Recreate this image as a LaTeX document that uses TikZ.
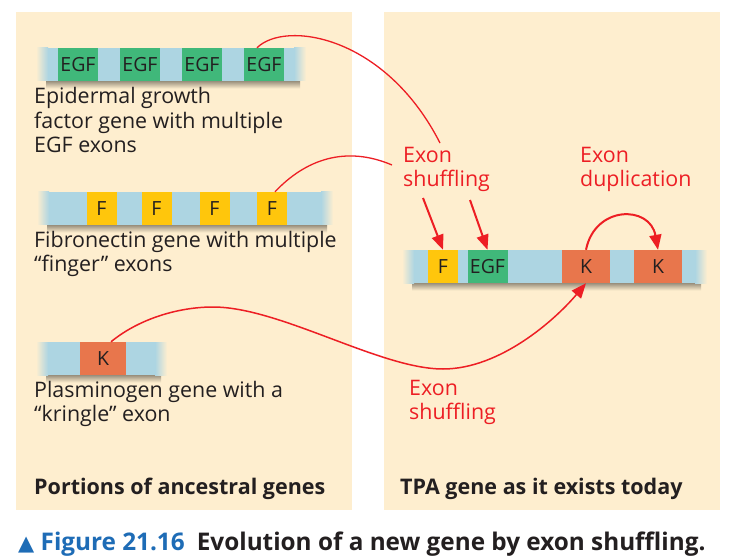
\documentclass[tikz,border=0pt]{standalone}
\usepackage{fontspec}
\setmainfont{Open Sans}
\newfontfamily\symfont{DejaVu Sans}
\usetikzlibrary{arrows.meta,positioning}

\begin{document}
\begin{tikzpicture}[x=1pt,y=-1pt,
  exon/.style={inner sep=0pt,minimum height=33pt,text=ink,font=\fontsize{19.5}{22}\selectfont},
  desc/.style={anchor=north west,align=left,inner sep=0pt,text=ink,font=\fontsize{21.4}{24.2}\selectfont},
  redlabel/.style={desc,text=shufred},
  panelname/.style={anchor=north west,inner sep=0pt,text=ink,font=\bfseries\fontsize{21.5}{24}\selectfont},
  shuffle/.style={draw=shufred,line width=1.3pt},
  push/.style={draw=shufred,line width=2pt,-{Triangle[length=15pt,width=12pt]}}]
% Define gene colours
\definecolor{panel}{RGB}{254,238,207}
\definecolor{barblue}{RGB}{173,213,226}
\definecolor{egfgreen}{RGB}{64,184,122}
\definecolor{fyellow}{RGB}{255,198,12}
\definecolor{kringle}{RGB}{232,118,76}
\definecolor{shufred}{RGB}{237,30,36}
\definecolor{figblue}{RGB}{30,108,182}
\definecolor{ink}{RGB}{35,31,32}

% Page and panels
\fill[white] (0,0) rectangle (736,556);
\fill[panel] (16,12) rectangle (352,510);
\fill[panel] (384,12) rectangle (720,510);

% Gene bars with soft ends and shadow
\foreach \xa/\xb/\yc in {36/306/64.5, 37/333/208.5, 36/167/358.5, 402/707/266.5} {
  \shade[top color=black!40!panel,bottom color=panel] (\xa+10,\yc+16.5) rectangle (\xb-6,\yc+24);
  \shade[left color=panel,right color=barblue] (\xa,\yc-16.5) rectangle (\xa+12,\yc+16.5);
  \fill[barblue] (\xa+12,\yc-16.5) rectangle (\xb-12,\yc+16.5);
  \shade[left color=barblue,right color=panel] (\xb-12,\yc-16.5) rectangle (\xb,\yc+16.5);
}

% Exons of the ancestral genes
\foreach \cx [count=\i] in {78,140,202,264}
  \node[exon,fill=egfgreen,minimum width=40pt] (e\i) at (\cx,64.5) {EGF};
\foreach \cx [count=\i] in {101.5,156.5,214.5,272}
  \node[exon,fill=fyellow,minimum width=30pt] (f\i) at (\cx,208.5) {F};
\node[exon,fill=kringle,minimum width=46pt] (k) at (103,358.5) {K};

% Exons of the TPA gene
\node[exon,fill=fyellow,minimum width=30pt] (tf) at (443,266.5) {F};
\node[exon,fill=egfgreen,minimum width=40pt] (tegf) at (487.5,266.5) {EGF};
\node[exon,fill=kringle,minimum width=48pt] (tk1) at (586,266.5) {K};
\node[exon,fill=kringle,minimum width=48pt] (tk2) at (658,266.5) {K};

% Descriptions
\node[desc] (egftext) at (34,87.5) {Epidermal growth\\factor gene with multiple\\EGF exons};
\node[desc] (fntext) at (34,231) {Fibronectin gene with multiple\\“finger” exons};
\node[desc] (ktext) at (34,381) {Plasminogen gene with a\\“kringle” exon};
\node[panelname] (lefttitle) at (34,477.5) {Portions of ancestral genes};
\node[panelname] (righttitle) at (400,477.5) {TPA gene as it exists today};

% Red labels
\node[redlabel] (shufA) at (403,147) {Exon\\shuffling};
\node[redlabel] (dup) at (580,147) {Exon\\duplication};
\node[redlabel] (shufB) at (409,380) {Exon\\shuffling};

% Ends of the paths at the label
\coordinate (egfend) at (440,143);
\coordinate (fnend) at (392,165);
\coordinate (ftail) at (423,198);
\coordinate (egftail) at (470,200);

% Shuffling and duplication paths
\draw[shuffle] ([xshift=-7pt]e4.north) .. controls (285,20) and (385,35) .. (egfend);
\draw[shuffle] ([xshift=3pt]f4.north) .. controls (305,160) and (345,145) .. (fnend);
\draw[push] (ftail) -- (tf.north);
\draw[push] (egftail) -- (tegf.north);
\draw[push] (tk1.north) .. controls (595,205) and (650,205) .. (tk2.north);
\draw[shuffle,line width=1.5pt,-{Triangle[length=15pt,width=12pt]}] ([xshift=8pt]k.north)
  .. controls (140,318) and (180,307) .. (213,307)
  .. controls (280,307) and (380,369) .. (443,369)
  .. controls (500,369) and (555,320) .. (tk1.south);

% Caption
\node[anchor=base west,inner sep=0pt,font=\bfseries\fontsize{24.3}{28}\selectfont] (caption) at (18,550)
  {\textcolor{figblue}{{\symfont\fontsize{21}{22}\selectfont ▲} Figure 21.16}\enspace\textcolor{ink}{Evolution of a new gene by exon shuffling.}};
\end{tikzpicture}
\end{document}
○ ○ ○
▸ **TASK**
Transcribe the full listing above exactly as it stands, minus the pictures.

▸ **RESPONSE BELOW**
Recreate this image as a LaTeX document that uses TikZ.
\documentclass[tikz,border=0pt]{standalone}
\usepackage{fontspec}
\setmainfont{Open Sans}
\newfontfamily\symfont{DejaVu Sans}
\usetikzlibrary{arrows.meta,positioning}

\begin{document}
\begin{tikzpicture}[x=1pt,y=-1pt,
  exon/.style={inner sep=0pt,minimum height=33pt,text=ink,font=\fontsize{19.5}{22}\selectfont},
  desc/.style={anchor=north west,align=left,inner sep=0pt,text=ink,font=\fontsize{21.4}{24.2}\selectfont},
  redlabel/.style={desc,text=shufred},
  panelname/.style={anchor=north west,inner sep=0pt,text=ink,font=\bfseries\fontsize{21.5}{24}\selectfont},
  shuffle/.style={draw=shufred,line width=1.3pt},
  push/.style={draw=shufred,line width=2pt,-{Triangle[length=15pt,width=12pt]}}]
% Define gene colours
\definecolor{panel}{RGB}{254,238,207}
\definecolor{barblue}{RGB}{173,213,226}
\definecolor{egfgreen}{RGB}{64,184,122}
\definecolor{fyellow}{RGB}{255,198,12}
\definecolor{kringle}{RGB}{232,118,76}
\definecolor{shufred}{RGB}{237,30,36}
\definecolor{figblue}{RGB}{30,108,182}
\definecolor{ink}{RGB}{35,31,32}

% Page and panels
\fill[white] (0,0) rectangle (736,556);
\fill[panel] (16,12) rectangle (352,510);
\fill[panel] (384,12) rectangle (720,510);

% Gene bars with soft ends and shadow
\foreach \xa/\xb/\yc in {36/306/64.5, 37/333/208.5, 36/167/358.5, 402/707/266.5} {
  \shade[top color=black!40!panel,bottom color=panel] (\xa+10,\yc+16.5) rectangle (\xb-6,\yc+24);
  \shade[left color=panel,right color=barblue] (\xa,\yc-16.5) rectangle (\xa+12,\yc+16.5);
  \fill[barblue] (\xa+12,\yc-16.5) rectangle (\xb-12,\yc+16.5);
  \shade[left color=barblue,right color=panel] (\xb-12,\yc-16.5) rectangle (\xb,\yc+16.5);
}

% Exons of the ancestral genes
\foreach \cx [count=\i] in {78,140,202,264}
  \node[exon,fill=egfgreen,minimum width=40pt] (e\i) at (\cx,64.5) {EGF};
\foreach \cx [count=\i] in {101.5,156.5,214.5,272}
  \node[exon,fill=fyellow,minimum width=30pt] (f\i) at (\cx,208.5) {F};
\node[exon,fill=kringle,minimum width=46pt] (k) at (103,358.5) {K};

% Exons of the TPA gene
\node[exon,fill=fyellow,minimum width=30pt] (tf) at (443,266.5) {F};
\node[exon,fill=egfgreen,minimum width=40pt] (tegf) at (487.5,266.5) {EGF};
\node[exon,fill=kringle,minimum width=48pt] (tk1) at (586,266.5) {K};
\node[exon,fill=kringle,minimum width=48pt] (tk2) at (658,266.5) {K};

% Descriptions
\node[desc] (egftext) at (34,87.5) {Epidermal growth\\factor gene with multiple\\EGF exons};
\node[desc] (fntext) at (34,231) {Fibronectin gene with multiple\\“finger” exons};
\node[desc] (ktext) at (34,381) {Plasminogen gene with a\\“kringle” exon};
\node[panelname] (lefttitle) at (34,477.5) {Portions of ancestral genes};
\node[panelname] (righttitle) at (400,477.5) {TPA gene as it exists today};

% Red labels
\node[redlabel] (shufA) at (403,147) {Exon\\shuffling};
\node[redlabel] (dup) at (580,147) {Exon\\duplication};
\node[redlabel] (shufB) at (409,380) {Exon\\shuffling};

% Ends of the paths at the label
\coordinate (egfend) at (440,143);
\coordinate (fnend) at (392,165);
\coordinate (ftail) at (423,198);
\coordinate (egftail) at (470,200);

% Shuffling and duplication paths
\draw[shuffle] ([xshift=-7pt]e4.north) .. controls (285,20) and (385,35) .. (egfend);
\draw[shuffle] ([xshift=3pt]f4.north) .. controls (305,160) and (345,145) .. (fnend);
\draw[push] (ftail) -- (tf.north);
\draw[push] (egftail) -- (tegf.north);
\draw[push] (tk1.north) .. controls (595,205) and (650,205) .. (tk2.north);
\draw[shuffle,line width=1.5pt,-{Triangle[length=15pt,width=12pt]}] ([xshift=8pt]k.north)
  .. controls (140,318) and (180,307) .. (213,307)
  .. controls (280,307) and (380,369) .. (443,369)
  .. controls (500,369) and (555,320) .. (tk1.south);

% Caption
\node[anchor=base west,inner sep=0pt,font=\bfseries\fontsize{24.3}{28}\selectfont] (caption) at (18,550)
  {\textcolor{figblue}{{\symfont\fontsize{21}{22}\selectfont ▲} Figure 21.16}\enspace\textcolor{ink}{Evolution of a new gene by exon shuffling.}};
\end{tikzpicture}
\end{document}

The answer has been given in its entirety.